Copy the lines holding the word "that", all of them.

(Entries with chart source code)
┌──

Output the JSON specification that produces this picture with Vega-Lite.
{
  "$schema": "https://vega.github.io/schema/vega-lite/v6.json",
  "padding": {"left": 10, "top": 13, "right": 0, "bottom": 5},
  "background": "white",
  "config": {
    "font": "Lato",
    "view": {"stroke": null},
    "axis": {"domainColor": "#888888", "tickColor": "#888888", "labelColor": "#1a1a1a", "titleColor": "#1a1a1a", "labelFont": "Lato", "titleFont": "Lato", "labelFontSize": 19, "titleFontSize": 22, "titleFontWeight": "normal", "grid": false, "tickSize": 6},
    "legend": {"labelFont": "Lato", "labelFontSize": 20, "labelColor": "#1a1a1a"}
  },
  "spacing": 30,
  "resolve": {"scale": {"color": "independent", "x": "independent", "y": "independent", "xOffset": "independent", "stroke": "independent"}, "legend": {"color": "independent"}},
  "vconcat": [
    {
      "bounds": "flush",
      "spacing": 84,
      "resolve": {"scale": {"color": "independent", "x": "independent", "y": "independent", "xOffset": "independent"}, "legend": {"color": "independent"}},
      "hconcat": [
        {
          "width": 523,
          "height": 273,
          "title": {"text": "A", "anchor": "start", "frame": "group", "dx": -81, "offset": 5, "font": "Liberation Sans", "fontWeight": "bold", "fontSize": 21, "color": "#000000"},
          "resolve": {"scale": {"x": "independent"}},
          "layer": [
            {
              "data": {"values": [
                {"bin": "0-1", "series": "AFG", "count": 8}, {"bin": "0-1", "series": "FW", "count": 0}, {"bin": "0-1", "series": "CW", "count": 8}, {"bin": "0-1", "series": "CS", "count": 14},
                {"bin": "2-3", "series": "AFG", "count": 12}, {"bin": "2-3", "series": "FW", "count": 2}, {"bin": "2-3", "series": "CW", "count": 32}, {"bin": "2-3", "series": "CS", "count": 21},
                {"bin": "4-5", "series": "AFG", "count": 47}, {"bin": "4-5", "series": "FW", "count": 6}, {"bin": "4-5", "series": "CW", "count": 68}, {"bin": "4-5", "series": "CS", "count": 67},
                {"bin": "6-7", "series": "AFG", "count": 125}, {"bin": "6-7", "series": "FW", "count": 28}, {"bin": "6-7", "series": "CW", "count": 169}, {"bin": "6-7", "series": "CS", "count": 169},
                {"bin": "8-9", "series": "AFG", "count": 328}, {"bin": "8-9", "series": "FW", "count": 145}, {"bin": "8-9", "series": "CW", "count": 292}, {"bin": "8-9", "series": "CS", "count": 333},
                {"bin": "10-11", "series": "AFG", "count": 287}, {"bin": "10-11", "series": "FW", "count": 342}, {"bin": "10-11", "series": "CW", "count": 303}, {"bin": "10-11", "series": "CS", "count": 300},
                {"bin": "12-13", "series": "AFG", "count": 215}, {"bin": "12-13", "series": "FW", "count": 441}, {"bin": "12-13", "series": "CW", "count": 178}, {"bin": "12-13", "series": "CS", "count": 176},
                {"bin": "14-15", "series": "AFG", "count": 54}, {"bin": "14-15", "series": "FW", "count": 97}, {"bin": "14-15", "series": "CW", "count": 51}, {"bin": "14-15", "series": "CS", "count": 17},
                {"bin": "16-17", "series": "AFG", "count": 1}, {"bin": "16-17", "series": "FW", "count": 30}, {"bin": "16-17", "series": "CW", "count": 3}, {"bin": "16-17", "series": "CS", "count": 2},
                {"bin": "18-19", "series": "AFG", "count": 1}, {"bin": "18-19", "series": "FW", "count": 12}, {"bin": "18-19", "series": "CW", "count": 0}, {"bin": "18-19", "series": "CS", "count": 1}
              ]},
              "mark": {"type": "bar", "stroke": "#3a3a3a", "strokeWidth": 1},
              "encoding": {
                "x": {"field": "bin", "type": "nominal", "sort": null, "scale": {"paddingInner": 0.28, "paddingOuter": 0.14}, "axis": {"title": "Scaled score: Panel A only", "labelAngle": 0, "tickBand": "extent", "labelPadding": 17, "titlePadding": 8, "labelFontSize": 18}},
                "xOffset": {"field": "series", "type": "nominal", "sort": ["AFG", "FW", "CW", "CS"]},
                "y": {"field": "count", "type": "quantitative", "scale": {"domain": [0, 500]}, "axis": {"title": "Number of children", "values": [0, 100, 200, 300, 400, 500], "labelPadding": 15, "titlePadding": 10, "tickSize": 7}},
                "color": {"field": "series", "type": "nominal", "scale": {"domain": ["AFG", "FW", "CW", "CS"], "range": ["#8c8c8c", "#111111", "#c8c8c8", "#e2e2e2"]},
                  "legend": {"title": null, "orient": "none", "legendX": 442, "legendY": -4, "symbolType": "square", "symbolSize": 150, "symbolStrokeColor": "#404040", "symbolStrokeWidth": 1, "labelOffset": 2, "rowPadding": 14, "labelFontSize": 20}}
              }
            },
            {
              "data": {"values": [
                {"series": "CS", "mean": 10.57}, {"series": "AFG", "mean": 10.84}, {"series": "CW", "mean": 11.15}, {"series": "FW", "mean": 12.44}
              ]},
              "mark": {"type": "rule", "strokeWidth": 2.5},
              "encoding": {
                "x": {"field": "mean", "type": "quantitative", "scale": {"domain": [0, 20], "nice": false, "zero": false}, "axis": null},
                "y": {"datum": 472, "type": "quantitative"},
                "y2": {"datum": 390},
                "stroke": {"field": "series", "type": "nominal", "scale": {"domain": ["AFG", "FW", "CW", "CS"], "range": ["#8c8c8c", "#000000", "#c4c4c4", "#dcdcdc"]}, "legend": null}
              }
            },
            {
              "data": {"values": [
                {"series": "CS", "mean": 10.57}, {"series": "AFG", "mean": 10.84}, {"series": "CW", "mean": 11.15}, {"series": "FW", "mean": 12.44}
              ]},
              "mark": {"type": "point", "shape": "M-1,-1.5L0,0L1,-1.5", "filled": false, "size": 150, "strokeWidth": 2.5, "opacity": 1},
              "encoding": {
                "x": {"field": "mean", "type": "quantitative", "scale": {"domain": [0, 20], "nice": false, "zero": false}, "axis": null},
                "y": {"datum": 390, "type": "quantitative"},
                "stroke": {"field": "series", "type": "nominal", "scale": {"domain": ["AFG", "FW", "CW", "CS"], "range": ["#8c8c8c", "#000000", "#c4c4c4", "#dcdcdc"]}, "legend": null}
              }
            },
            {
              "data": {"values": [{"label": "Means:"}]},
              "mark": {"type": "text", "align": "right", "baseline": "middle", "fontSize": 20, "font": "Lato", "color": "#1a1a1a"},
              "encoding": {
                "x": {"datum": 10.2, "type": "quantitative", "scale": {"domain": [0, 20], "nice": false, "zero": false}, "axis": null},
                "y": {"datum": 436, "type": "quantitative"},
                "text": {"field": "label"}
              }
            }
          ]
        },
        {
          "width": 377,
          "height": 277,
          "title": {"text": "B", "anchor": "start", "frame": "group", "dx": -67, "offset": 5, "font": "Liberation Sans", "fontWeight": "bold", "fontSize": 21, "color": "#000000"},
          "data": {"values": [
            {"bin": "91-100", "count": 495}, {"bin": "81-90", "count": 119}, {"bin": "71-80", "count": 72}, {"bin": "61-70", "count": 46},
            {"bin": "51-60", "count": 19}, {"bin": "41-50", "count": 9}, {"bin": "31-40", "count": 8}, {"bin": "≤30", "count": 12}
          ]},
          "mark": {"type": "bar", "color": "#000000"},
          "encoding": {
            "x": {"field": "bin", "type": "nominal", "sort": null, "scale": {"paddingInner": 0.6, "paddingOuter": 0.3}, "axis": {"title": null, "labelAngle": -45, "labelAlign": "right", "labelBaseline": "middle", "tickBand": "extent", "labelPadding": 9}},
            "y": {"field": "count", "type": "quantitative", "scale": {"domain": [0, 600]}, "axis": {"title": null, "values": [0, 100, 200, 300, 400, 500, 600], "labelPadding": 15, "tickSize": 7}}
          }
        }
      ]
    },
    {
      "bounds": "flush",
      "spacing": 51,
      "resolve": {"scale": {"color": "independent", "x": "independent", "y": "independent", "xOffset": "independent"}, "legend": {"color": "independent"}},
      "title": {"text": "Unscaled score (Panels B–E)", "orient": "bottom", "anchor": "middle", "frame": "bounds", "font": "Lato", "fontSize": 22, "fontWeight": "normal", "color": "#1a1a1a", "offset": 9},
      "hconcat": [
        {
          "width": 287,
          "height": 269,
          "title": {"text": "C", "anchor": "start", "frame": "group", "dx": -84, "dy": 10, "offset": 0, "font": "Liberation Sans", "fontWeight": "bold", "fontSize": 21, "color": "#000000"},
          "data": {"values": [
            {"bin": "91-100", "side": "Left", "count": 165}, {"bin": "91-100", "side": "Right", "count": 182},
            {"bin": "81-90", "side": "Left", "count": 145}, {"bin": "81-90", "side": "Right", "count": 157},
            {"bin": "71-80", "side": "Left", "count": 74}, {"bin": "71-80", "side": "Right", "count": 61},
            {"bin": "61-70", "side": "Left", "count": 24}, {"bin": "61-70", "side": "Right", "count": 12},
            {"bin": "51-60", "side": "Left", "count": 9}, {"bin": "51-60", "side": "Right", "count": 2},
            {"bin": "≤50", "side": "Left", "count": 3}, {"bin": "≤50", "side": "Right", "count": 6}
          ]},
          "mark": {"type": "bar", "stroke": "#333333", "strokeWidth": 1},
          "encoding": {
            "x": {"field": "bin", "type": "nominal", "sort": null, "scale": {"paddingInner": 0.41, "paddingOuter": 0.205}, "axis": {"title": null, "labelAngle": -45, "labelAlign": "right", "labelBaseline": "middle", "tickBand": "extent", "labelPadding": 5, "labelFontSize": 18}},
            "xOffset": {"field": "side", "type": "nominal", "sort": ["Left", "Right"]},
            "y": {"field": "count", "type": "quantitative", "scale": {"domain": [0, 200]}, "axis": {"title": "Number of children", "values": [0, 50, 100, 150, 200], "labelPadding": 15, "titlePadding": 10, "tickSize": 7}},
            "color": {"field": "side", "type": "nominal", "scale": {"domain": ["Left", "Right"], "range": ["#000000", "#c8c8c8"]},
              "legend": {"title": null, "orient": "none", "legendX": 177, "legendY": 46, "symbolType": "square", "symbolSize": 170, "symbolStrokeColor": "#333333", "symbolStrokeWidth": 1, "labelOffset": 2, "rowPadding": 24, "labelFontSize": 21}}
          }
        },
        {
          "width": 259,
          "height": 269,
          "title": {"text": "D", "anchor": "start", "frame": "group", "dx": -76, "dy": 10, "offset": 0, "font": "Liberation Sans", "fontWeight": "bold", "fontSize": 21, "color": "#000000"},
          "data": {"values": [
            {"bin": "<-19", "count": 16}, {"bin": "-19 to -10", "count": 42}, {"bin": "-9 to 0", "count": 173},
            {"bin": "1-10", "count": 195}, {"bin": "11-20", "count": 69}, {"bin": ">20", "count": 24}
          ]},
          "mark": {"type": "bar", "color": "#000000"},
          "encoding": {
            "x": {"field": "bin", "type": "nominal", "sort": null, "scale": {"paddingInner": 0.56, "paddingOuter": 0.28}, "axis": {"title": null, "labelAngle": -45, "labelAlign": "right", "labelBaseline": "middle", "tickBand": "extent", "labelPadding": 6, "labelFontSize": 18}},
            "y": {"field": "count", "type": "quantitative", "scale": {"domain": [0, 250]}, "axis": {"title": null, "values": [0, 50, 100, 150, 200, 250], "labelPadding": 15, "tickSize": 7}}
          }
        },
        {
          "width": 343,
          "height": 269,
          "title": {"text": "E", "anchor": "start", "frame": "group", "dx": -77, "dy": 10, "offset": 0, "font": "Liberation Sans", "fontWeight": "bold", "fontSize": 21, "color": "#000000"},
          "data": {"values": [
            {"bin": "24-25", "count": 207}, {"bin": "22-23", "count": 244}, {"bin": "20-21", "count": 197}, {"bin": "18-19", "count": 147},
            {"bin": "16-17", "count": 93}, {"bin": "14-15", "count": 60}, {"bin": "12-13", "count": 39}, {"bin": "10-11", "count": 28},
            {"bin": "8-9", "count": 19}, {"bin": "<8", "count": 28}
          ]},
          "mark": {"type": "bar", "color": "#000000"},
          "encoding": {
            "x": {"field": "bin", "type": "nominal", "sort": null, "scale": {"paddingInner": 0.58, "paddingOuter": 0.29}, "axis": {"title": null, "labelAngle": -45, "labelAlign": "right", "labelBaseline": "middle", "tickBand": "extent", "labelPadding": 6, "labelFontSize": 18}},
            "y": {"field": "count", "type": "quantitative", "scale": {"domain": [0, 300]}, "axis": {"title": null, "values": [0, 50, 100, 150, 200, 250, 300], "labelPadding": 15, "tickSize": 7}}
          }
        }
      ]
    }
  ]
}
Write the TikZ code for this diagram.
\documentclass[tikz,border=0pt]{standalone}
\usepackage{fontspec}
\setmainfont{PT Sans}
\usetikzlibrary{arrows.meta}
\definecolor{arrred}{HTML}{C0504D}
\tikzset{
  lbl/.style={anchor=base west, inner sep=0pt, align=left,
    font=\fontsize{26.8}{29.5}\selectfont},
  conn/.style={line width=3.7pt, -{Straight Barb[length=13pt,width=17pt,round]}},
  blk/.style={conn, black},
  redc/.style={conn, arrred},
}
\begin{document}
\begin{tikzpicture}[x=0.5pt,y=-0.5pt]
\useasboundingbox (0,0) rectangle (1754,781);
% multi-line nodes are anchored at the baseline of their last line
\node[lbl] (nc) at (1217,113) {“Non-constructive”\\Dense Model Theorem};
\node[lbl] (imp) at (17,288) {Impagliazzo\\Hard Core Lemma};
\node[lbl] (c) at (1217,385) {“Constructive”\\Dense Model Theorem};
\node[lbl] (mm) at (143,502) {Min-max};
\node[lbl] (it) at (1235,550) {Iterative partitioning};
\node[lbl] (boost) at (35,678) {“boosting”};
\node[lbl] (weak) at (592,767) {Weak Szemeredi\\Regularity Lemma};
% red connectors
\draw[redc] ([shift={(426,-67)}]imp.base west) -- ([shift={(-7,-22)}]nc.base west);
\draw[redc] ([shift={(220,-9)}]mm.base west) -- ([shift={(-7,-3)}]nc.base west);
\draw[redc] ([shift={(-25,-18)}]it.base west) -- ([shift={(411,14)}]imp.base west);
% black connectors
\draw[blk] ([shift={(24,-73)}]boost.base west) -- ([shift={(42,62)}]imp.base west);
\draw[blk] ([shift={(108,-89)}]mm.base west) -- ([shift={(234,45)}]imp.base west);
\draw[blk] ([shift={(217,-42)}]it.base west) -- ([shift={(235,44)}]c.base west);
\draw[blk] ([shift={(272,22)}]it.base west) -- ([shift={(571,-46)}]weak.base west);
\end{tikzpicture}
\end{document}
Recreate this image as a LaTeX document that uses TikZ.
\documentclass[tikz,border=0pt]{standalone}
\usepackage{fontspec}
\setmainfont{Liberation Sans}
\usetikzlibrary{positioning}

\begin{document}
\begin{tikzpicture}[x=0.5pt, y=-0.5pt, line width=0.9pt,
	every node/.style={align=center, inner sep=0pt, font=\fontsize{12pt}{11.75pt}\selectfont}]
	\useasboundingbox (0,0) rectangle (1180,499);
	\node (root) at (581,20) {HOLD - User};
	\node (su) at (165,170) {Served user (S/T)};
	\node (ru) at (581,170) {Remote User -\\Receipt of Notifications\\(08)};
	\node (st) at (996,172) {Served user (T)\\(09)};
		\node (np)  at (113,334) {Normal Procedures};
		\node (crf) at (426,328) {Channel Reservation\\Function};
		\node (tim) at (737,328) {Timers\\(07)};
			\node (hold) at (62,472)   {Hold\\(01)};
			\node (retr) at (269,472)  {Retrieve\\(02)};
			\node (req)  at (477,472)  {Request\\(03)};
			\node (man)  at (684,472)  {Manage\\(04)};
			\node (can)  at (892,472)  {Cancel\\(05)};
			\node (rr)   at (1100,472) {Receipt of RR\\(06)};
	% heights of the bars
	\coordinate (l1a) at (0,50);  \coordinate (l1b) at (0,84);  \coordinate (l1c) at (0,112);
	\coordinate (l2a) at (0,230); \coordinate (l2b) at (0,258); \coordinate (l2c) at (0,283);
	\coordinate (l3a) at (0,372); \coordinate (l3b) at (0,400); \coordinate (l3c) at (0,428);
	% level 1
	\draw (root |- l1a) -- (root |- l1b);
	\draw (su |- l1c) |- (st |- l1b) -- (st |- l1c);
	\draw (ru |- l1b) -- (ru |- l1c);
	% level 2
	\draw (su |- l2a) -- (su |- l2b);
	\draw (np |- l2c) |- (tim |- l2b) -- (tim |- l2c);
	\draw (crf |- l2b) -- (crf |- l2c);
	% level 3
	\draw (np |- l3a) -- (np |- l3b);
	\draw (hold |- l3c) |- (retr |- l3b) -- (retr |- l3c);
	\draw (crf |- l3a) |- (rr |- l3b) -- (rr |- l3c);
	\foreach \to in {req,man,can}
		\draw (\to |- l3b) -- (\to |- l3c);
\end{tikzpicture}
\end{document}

└──

▶ [WRITTEN SOLUTION]:
Output the JSON specification that produces this picture with Vega-Lite.
Recreate this image as a LaTeX document that uses TikZ.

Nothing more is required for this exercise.